Find Largest Value in Each Tree Row

medium tree bfs

Problem

Given the root of a binary tree, return the largest value in each row of the tree (zero-indexed).

Inputtree = [1, 3, 2, 5, 3, null, 9]

Output[1, 3, 9]

Row 0 max = 1, row 1 max = 3, row 2 max = 9.

tree (level-order, "null" for empty)

from collections import deque

def largest_values(root):
    if not root:
        return []
    q = deque([root])
    ans = []
    while q:
        sz = len(q)
        best = float("-inf")
        for _ in range(sz):
            n = q.popleft()
            if n.val > best:
                best = n.val
            if n.left:
                q.append(n.left)
            if n.right:
                q.append(n.right)
        ans.append(best)
    return ans

function largestValues(root) {
  if (!root) return [];
  const ans = [];
  let level = [root];
  while (level.length) {
    let best = -Infinity;
    const next = [];
    for (const n of level) {
      if (n.val > best) best = n.val;
      if (n.left) next.push(n.left);
      if (n.right) next.push(n.right);
    }
    ans.push(best);
    level = next;
  }
  return ans;
}

class Solution {
    public List<Integer> largestValues(TreeNode root) {
        List<Integer> ans = new ArrayList<>();
        if (root == null) return ans;
        Deque<TreeNode> q = new ArrayDeque<>();
        q.offer(root);
        while (!q.isEmpty()) {
            int sz = q.size();
            int best = Integer.MIN_VALUE;
            for (int i = 0; i < sz; i++) {
                TreeNode n = q.poll();
                best = Math.max(best, n.val);
                if (n.left != null) q.offer(n.left);
                if (n.right != null) q.offer(n.right);
            }
            ans.add(best);
        }
        return ans;
    }
}

vector<int> largestValues(TreeNode* root) {
    vector<int> ans;
    if (!root) return ans;
    queue<TreeNode*> q;
    q.push(root);
    while (!q.empty()) {
        int sz = q.size(), best = INT_MIN;
        for (int i = 0; i < sz; i++) {
            TreeNode* n = q.front(); q.pop();
            best = max(best, n->val);
            if (n->left) q.push(n->left);
            if (n->right) q.push(n->right);
        }
        ans.push_back(best);
    }
    return ans;
}

Explanation

We need the biggest value on each row of the tree. Since the answer is organized by level, a level-by-level BFS fits perfectly — handle one full row, record its max, then move to the next row.

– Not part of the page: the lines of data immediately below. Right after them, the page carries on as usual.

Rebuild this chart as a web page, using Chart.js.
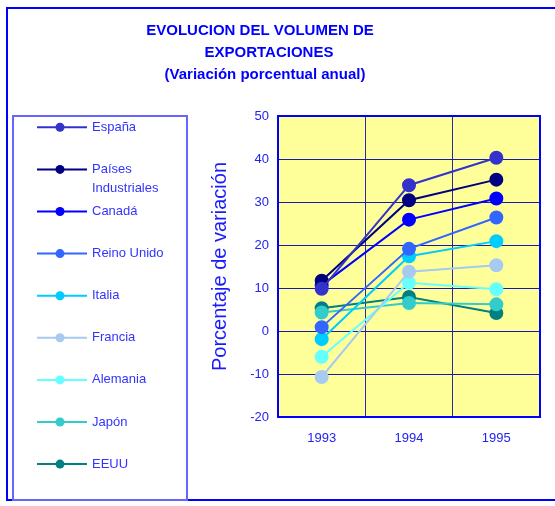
<!DOCTYPE html>
<html>
<head>
<meta charset="utf-8">
<script src="https://cdn.jsdelivr.net/npm/chart.js@4"></script>
<style>
  html, body { margin: 0; padding: 0; background: #fff; }
  #wrap { width: 555px; height: 506px; position: relative; }
</style>
</head>
<body>
<div id="wrap"><canvas id="c"></canvas></div>
<script>
// data
const years = ["1993", "1994", "1995"];
const espana = [9.8, 33.9, 40.3];
const paisesInd = [11.7, 30.4, 35.2];
const canada = [10.6, 25.9, 30.8];
const reinoUnido = [0.9, 19.1, 26.4];
const italia = [-1.9, 17.4, 20.9];
const francia = [-10.7, 13.8, 15.3];
const alemania = [-6.0, 11.2, 9.7];
const japon = [4.3, 6.5, 6.2];
const eeuu = [5.3, 7.9, 4.2];
const yTicks = [-20, -10, 0, 10, 20, 30, 40, 50];

const seriesNames = ["España", "Países\nIndustriales", "Canadá", "Reino Unido", "Italia", "Francia", "Alemania", "Japón", "EEUU"];
const seriesValues = [espana, paisesInd, canada, reinoUnido, italia, francia, alemania, japon, eeuu];
const seriesColors = ["#3333CC", "#000080", "#0000FF", "#3366FF", "#00CCFF", "#A6CAF0", "#66FFFF", "#33CCCC", "#008080"];

const FONT = "Arial, 'Liberation Sans', sans-serif";

// background, frames, title and legend
const decor = {
  id: "decor",
  beforeDraw(chart) {
    const ctx = chart.ctx, a = chart.chartArea;
    ctx.save();
    ctx.fillStyle = "#FFFF99";
    ctx.fillRect(a.left, a.top, a.right - a.left, a.bottom - a.top);
    ctx.restore();
  },
  afterDraw(chart) {
    const ctx = chart.ctx, a = chart.chartArea;
    ctx.save();
    // plot frame
    ctx.strokeStyle = "#0000FF";
    ctx.lineWidth = 2;
    ctx.strokeRect(a.left, a.top, a.right - a.left, a.bottom - a.top);

    // outer frame
    ctx.beginPath();
    ctx.moveTo(555, 8); ctx.lineTo(7, 8); ctx.lineTo(7, 500); ctx.lineTo(555, 500);
    ctx.stroke();

    // legend box
    ctx.strokeStyle = "#6666FF";
    ctx.strokeRect(13, 116, 174, 384);

    // title
    ctx.fillStyle = "#0000FF";
    ctx.font = "bold 15px " + FONT;
    ctx.textAlign = "center";
    ctx.textBaseline = "middle";
    ctx.fillText("EVOLUCION DEL VOLUMEN DE", 260, 31);
    ctx.fillText("EXPORTACIONES", 269, 53);
    ctx.fillText("(Variación porcentual anual)", 265, 75);

    // legend items
    ctx.font = "13px " + FONT;
    ctx.textAlign = "left";
    let y = 127.3;
    chart.data.datasets.forEach((ds) => {
      ctx.strokeStyle = ds.borderColor;
      ctx.lineWidth = 2;
      ctx.beginPath();
      ctx.moveTo(37, y); ctx.lineTo(87, y);
      ctx.stroke();
      ctx.fillStyle = ds.backgroundColor;
      ctx.beginPath();
      ctx.arc(60, y, 4.5, 0, Math.PI * 2);
      ctx.fill();
      ctx.fillStyle = "#3333FF";
      const lines = ds.label.split("\n");
      lines.forEach((t, i) => ctx.fillText(t, 92, y + i * 19));
      y += 42.1;
    });
    ctx.restore();
  }
};

new Chart(document.getElementById("c"), {
  type: "line",
  data: {
    labels: years,
    datasets: seriesValues.map((vals, i) => ({
      label: seriesNames[i],
      data: vals,
      borderColor: seriesColors[i],
      backgroundColor: seriesColors[i],
      pointBackgroundColor: seriesColors[i],
      pointBorderColor: seriesColors[i],
      pointRadius: 6,
      borderWidth: 2,
      tension: 0
    }))
  },
  options: {
    responsive: true,
    maintainAspectRatio: false,
    animation: false,
    layout: { padding: { left: 208, right: 15, top: 116, bottom: 59 } },
    plugins: { legend: { display: false }, tooltip: { enabled: false } },
    scales: {
      x: {
        offset: true,
        afterFit: (s) => { s.height = 30; },
        grid: { offset: true, color: "#2a2aa8", lineWidth: 1, drawTicks: false },
        border: { display: false },
        ticks: { color: "#2222EE", font: { size: 13, family: FONT }, padding: 14 }
      },
      y: {
        min: -20,
        max: 50,
        afterFit: (s) => { s.width = 70; },
        afterBuildTicks: (s) => { s.ticks = yTicks.map((v) => ({ value: v })); },
        grid: { color: "#1a1aa8", lineWidth: 1, drawTicks: false },
        border: { display: false },
        ticks: { color: "#2222EE", font: { size: 13, family: FONT }, padding: 9 },
        title: {
          display: true,
          text: "Porcentaje de variación",
          color: "#1a1aff",
          font: { size: 20, family: FONT },
          padding: 0
        }
      }
    }
  },
  plugins: [decor]
});
</script>
</body>
</html>
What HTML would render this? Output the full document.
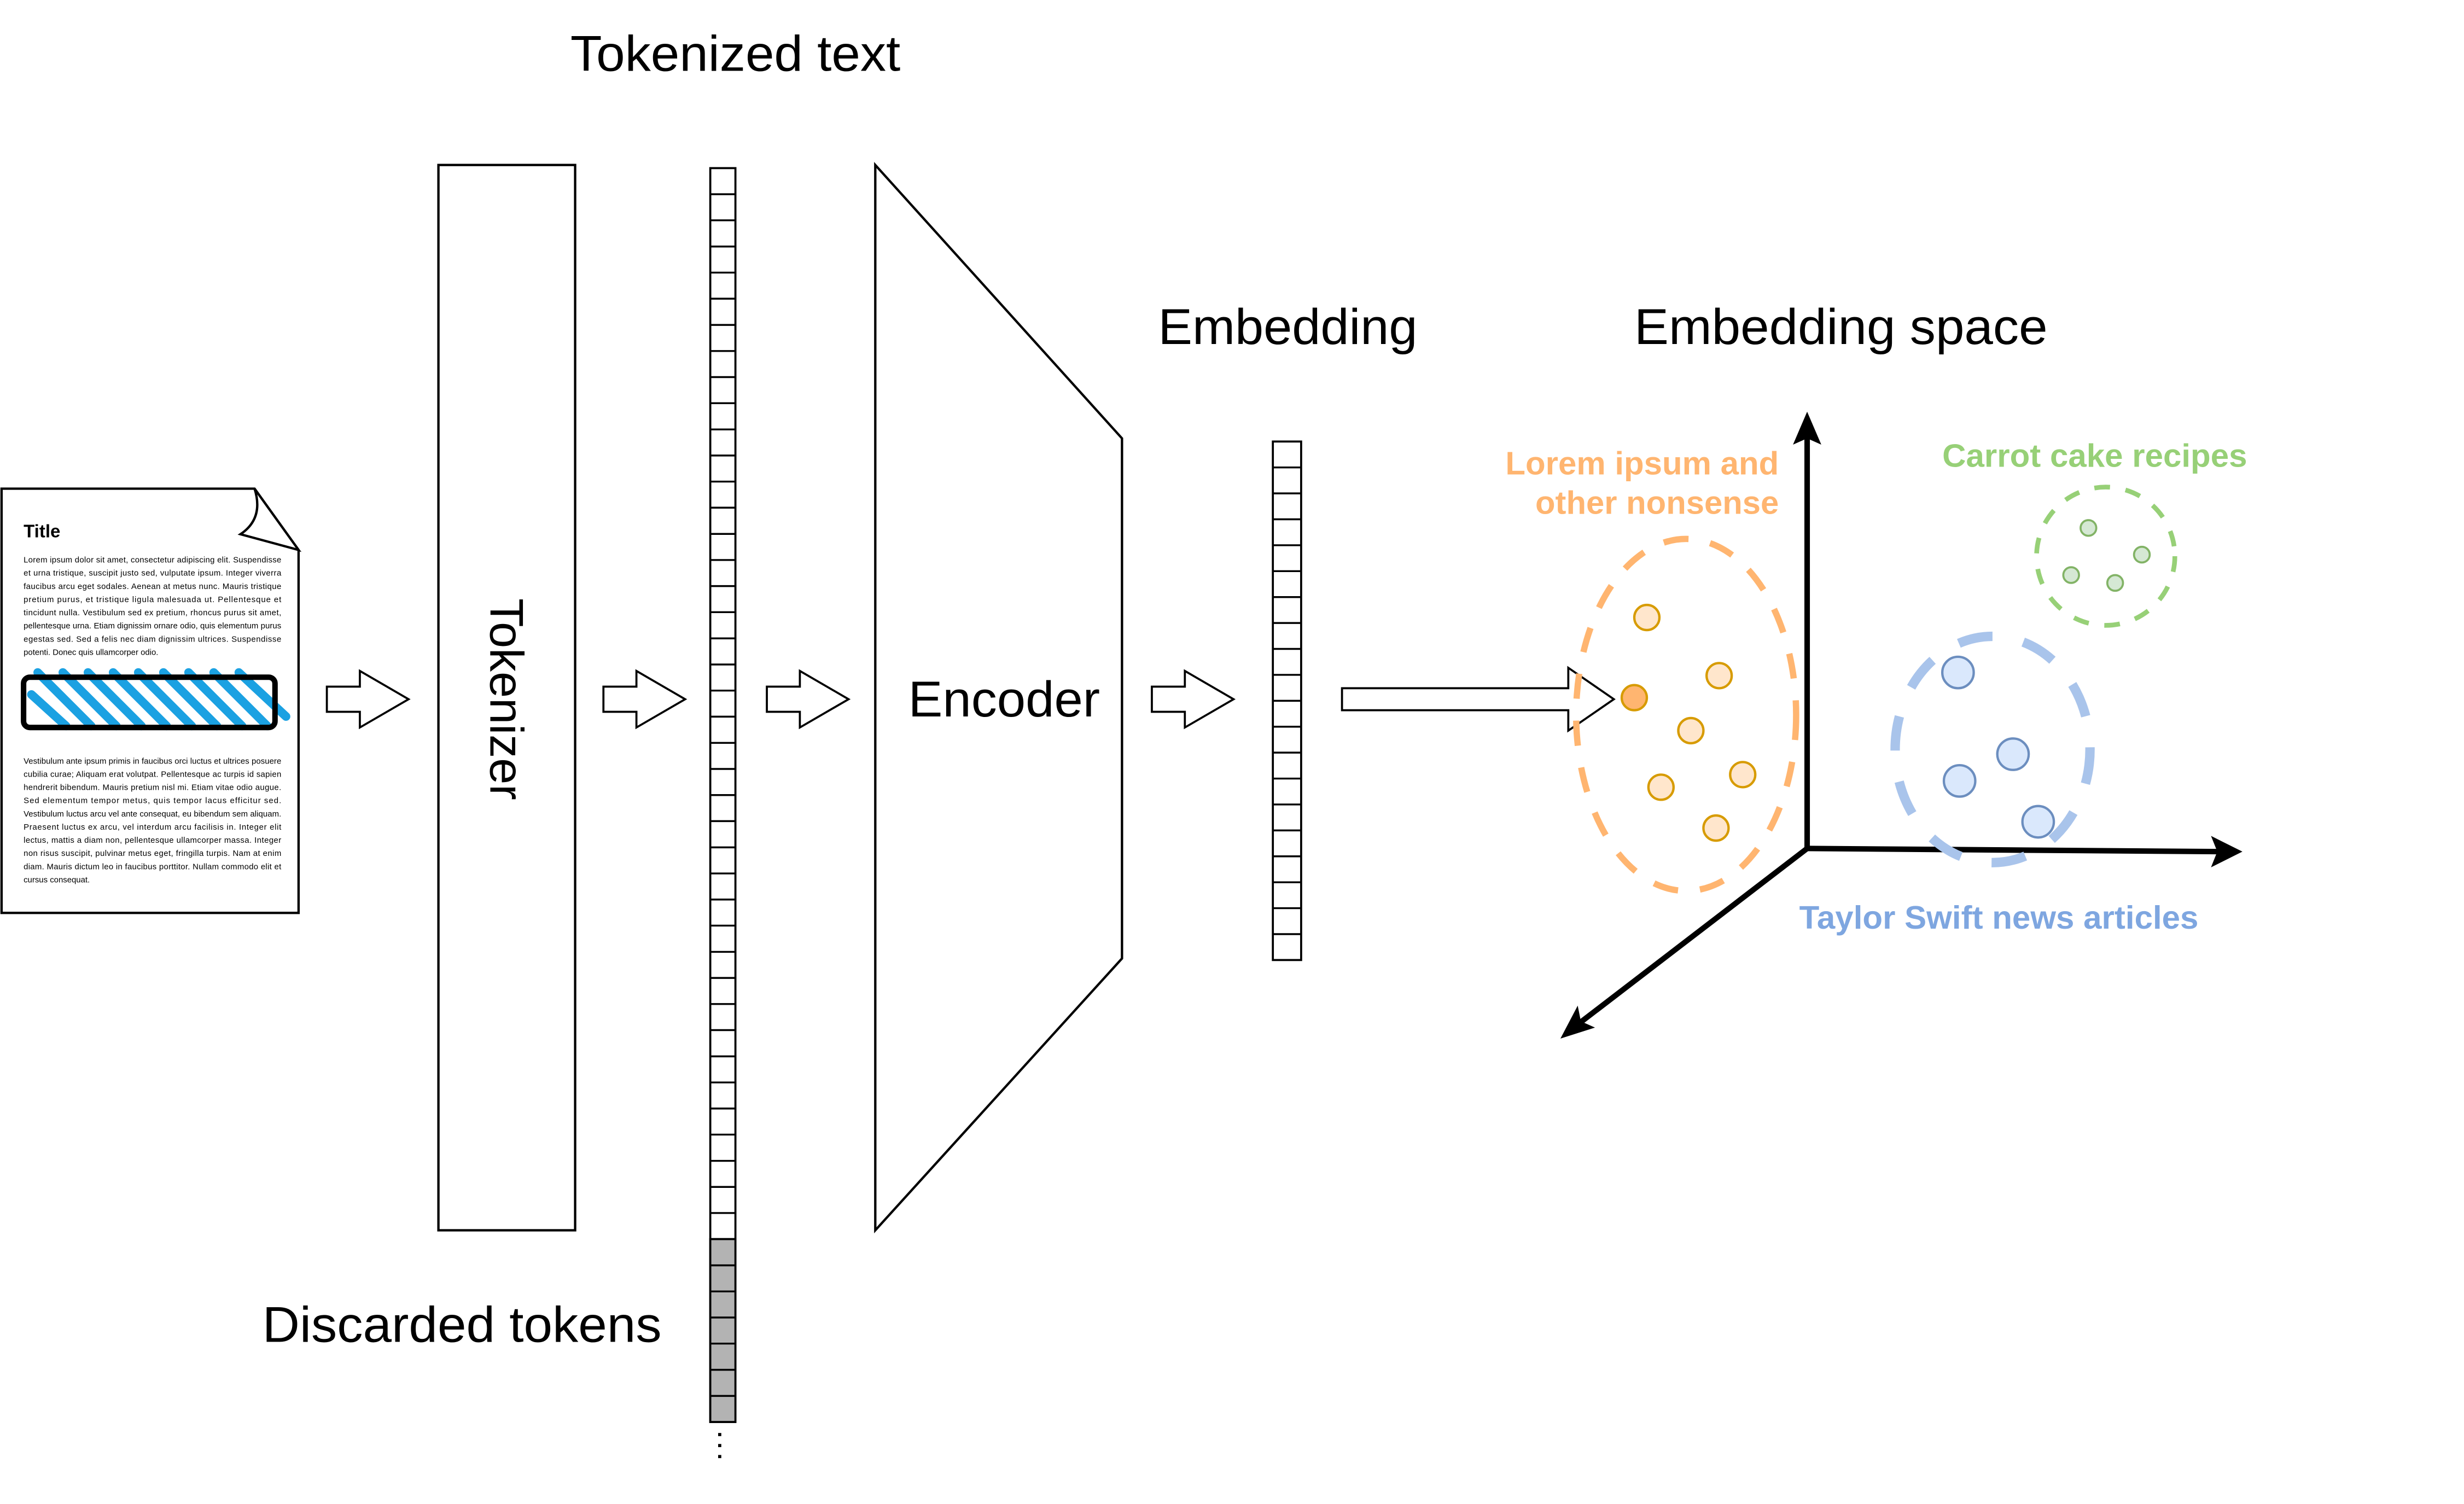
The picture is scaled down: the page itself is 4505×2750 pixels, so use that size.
<!DOCTYPE html>
<html><head><meta charset="utf-8"><style>
html,body{margin:0;padding:0;background:#fff;}
svg{display:block;}
text{font-family:"Liberation Sans",Helvetica,Arial,sans-serif;}
</style></head><body>
<svg width="4505" height="2750" viewBox="0 0 1568 957.2" preserveAspectRatio="none" xmlns="http://www.w3.org/2000/svg">
<rect width="1568" height="957.2" fill="#fff"/>
<!-- Document -->
<path d="M1,311 L162,311 L190,350 L190,581 L1,581 Z" fill="#fff" stroke="#000" stroke-width="1.5"/>
<path d="M162,311 Q168,330 153,340 L190,350 Z" fill="#fff" stroke="#000" stroke-width="1.5"/>
<text x="15" y="342" font-size="11.5" font-weight="bold">Title</text>
<g font-size="5.2" fill="#000">
<text x="15" y="358" textLength="164" lengthAdjust="spacing">Lorem ipsum dolor sit amet, consectetur adipiscing elit. Suspendisse</text>
<text x="15" y="366.4" textLength="164" lengthAdjust="spacing">et urna tristique, suscipit justo sed, vulputate ipsum. Integer viverra</text>
<text x="15" y="374.8" textLength="164" lengthAdjust="spacing">faucibus arcu eget sodales. Aenean at metus nunc. Mauris tristique</text>
<text x="15" y="383.2" textLength="164" lengthAdjust="spacing">pretium purus, et tristique ligula malesuada ut. Pellentesque et</text>
<text x="15" y="391.6" textLength="164" lengthAdjust="spacing">tincidunt nulla. Vestibulum sed ex pretium, rhoncus purus sit amet,</text>
<text x="15" y="400" textLength="164" lengthAdjust="spacing">pellentesque urna. Etiam dignissim ornare odio, quis elementum purus</text>
<text x="15" y="408.4" textLength="164" lengthAdjust="spacing">egestas sed. Sed a felis nec diam dignissim ultrices. Suspendisse</text>
<text x="15" y="416.8">potenti. Donec quis ullamcorper odio.</text>
<text x="15" y="486" textLength="164" lengthAdjust="spacing">Vestibulum ante ipsum primis in faucibus orci luctus et ultrices posuere</text>
<text x="15" y="494.4" textLength="164" lengthAdjust="spacing">cubilia curae; Aliquam erat volutpat. Pellentesque ac turpis id sapien</text>
<text x="15" y="502.8" textLength="164" lengthAdjust="spacing">hendrerit bibendum. Mauris pretium nisl mi. Etiam vitae odio augue.</text>
<text x="15" y="511.2" textLength="164" lengthAdjust="spacing">Sed elementum tempor metus, quis tempor lacus efficitur sed.</text>
<text x="15" y="519.6" textLength="164" lengthAdjust="spacing">Vestibulum luctus arcu vel ante consequat, eu bibendum sem aliquam.</text>
<text x="15" y="528" textLength="164" lengthAdjust="spacing">Praesent luctus ex arcu, vel interdum arcu facilisis in. Integer elit</text>
<text x="15" y="536.4" textLength="164" lengthAdjust="spacing">lectus, mattis a diam non, pellentesque ullamcorper massa. Integer</text>
<text x="15" y="544.8" textLength="164" lengthAdjust="spacing">non risus suscipit, pulvinar metus eget, fringilla turpis. Nam at enim</text>
<text x="15" y="553.2" textLength="164" lengthAdjust="spacing">diam. Mauris dictum leo in faucibus porttitor. Nullam commodo elit et</text>
<text x="15" y="561.6">cursus consequat.</text>
</g>
<g stroke="#1BA1E2" stroke-width="5.5" stroke-linecap="round">
<line x1="24" y1="428" x2="58" y2="462"/>
<line x1="40" y1="428" x2="74" y2="462"/>
<line x1="56" y1="428" x2="90" y2="462"/>
<line x1="72" y1="428" x2="106" y2="462"/>
<line x1="88" y1="428" x2="122" y2="462"/>
<line x1="104" y1="428" x2="138" y2="462"/>
<line x1="120" y1="428" x2="154" y2="462"/>
<line x1="136" y1="428" x2="170" y2="462"/>
<line x1="152" y1="428" x2="182" y2="456"/>
<line x1="20" y1="442" x2="42" y2="462"/>
</g>
<rect x="15" y="431" width="160" height="32" rx="4" fill="none" stroke="#000" stroke-width="3.5"/>
<!-- hollow arrows -->
<g fill="#fff" stroke="#000" stroke-width="1.3">
<path d="M208,437 L229,437 L229,427 L260,445 L229,463 L229,453 L208,453 Z"/>
<path d="M384,437 L405,437 L405,427 L436,445 L405,463 L405,453 L384,453 Z"/>
<path d="M488,437 L509,437 L509,427 L540,445 L509,463 L509,453 L488,453 Z"/>
<path d="M733,437 L754,437 L754,427 L785,445 L754,463 L754,453 L733,453 Z"/>
<path d="M854,438 L998,438 L998,425 L1027,445 L998,465 L998,452 L854,452 Z"/>
</g>
<!-- Tokenizer -->
<rect x="279" y="105" width="87" height="678" fill="#fff" stroke="#000" stroke-width="1.5"/>
<text x="322" y="445" font-size="30" text-anchor="middle" transform="rotate(90 322 445)" dy="10">Tokenizer</text>
<!-- Token column -->
<g stroke="#000" stroke-width="1.3">
<rect x="452" y="107" width="16" height="798" fill="#fff"/>
<rect x="452" y="788.6" width="16" height="116.4" fill="#b3b3b3"/>
</g>
<path stroke="#000" stroke-width="1.2" d="M452,123.6h16M452,140.2h16M452,156.9h16M452,173.5h16M452,190.1h16M452,206.8h16M452,223.4h16M452,240h16M452,256.6h16M452,273.3h16M452,289.9h16M452,306.5h16M452,323.1h16M452,339.8h16M452,356.4h16M452,373h16M452,389.6h16M452,406.3h16M452,422.9h16M452,439.5h16M452,456.1h16M452,472.8h16M452,489.4h16M452,506h16M452,522.6h16M452,539.3h16M452,555.9h16M452,572.5h16M452,589.1h16M452,605.8h16M452,622.4h16M452,639h16M452,655.6h16M452,672.3h16M452,688.9h16M452,705.5h16M452,722.1h16M452,738.8h16M452,755.4h16M452,772h16M452,788.6h16M452,805.3h16M452,821.9h16M452,838.5h16M452,855.1h16M452,871.8h16M452,888.4h16"/>
<g fill="#000"><rect x="457" y="912" width="2" height="2"/><rect x="457" y="919" width="2" height="2"/><rect x="457" y="926" width="2" height="2"/></g>
<!-- Encoder -->
<path d="M557,105 L714,279 L714,610 L557,783 Z" fill="#fff" stroke="#000" stroke-width="1.5"/>
<text x="578" y="456" font-size="32" textLength="122" lengthAdjust="spacingAndGlyphs">Encoder</text>
<!-- Embedding column -->
<rect x="810" y="281" width="18" height="330" fill="#fff" stroke="#000" stroke-width="1.3"/>
<path stroke="#000" stroke-width="1.2" d="M810,297.5h18M810,314h18M810,330.5h18M810,347h18M810,363.5h18M810,380h18M810,396.5h18M810,413h18M810,429.5h18M810,446h18M810,462.5h18M810,479h18M810,495.5h18M810,512h18M810,528.5h18M810,545h18M810,561.5h18M810,578h18M810,594.5h18"/>
<!-- labels -->
<g font-size="32">
<text x="363" y="45" textLength="210" lengthAdjust="spacingAndGlyphs">Tokenized text</text>
<text x="737" y="219" textLength="165" lengthAdjust="spacingAndGlyphs">Embedding</text>
<text x="1040" y="219" textLength="263" lengthAdjust="spacingAndGlyphs">Embedding space</text>
<text x="167" y="854" textLength="254" lengthAdjust="spacingAndGlyphs">Discarded tokens</text>
</g>
<!-- axes -->
<g stroke="#000" stroke-width="3.5" fill="none">
<line x1="1150" y1="540" x2="1150" y2="278"/>
<line x1="1150" y1="540" x2="1412" y2="542"/>
<line x1="1150" y1="540" x2="1004" y2="652"/>
</g>
<path d="M1150,262 L1141,283 L1150,279 L1159,283 Z" fill="#000"/>
<path d="M1427,542 L1407,532 L1411,542 L1407,552 Z" fill="#000"/>
<path d="M993,661 L1015,654 L1006,650 L1004,640 Z" fill="#000"/>
<!-- clusters -->
<ellipse cx="1073" cy="455" rx="70" ry="112" fill="none" stroke="#FFB570" stroke-width="4" stroke-dasharray="16,14"/>
<g fill="#ffe6cc" stroke="#d79b00" stroke-width="1.5">
<circle cx="1048" cy="393" r="8"/><circle cx="1094" cy="430" r="8"/><circle cx="1076" cy="465" r="8"/>
<circle cx="1109" cy="493" r="8"/><circle cx="1057" cy="501" r="8"/><circle cx="1092" cy="527" r="8"/>
<circle cx="1040" cy="444" r="8" fill="#FFB570"/>
</g>
<ellipse cx="1340" cy="354" rx="44" ry="44" fill="none" stroke="#97D077" stroke-width="3" stroke-dasharray="10,10"/>
<g fill="#d5e8d4" stroke="#82b366" stroke-width="1.3">
<circle cx="1329" cy="336" r="5"/><circle cx="1363" cy="353" r="5"/><circle cx="1318" cy="366" r="5"/><circle cx="1346" cy="371" r="5"/>
</g>
<ellipse cx="1268" cy="477" rx="62" ry="72" fill="none" stroke="#A9C4EB" stroke-width="6" stroke-dasharray="22,20"/>
<g fill="#dae8fc" stroke="#6c8ebf" stroke-width="1.5">
<circle cx="1246" cy="428" r="10"/><circle cx="1281" cy="480" r="10"/><circle cx="1247" cy="497" r="10"/><circle cx="1297" cy="523" r="10"/>
</g>
<g font-size="20.5" font-weight="bold">
<text x="958" y="302" textLength="174" lengthAdjust="spacingAndGlyphs" fill="#FFB570">Lorem ipsum and</text>
<text x="977" y="327" textLength="155" lengthAdjust="spacingAndGlyphs" fill="#FFB570">other nonsense</text>
<text x="1236" y="297" textLength="194" lengthAdjust="spacingAndGlyphs" fill="#97D077">Carrot cake recipes</text>
<text x="1145" y="591" textLength="254" lengthAdjust="spacingAndGlyphs" fill="#7EA6E0">Taylor Swift news articles</text>
</g>
</svg>
</body></html>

The loop holds the current level in a list. For that level we start best at negative infinity and scan every node, keeping the largest val we see. Along the way we collect all the children into a next list for the following round.

After the whole row is scanned, we push best onto ans and replace the level with next. When there are no more nodes, ans holds one max per level in top-to-bottom order.

Because each node is looked at exactly once, the whole thing runs in linear time, and we only ever store one level at a time.

Example: [1, 3, 2, 5, 3, null, 9]. Row 0 is [1] with max 1, row 1 is [3, 2] with max 3, and row 2 is [5, 3, 9] with max 9, giving [1, 3, 9].

Time: O(n) Space: O(w)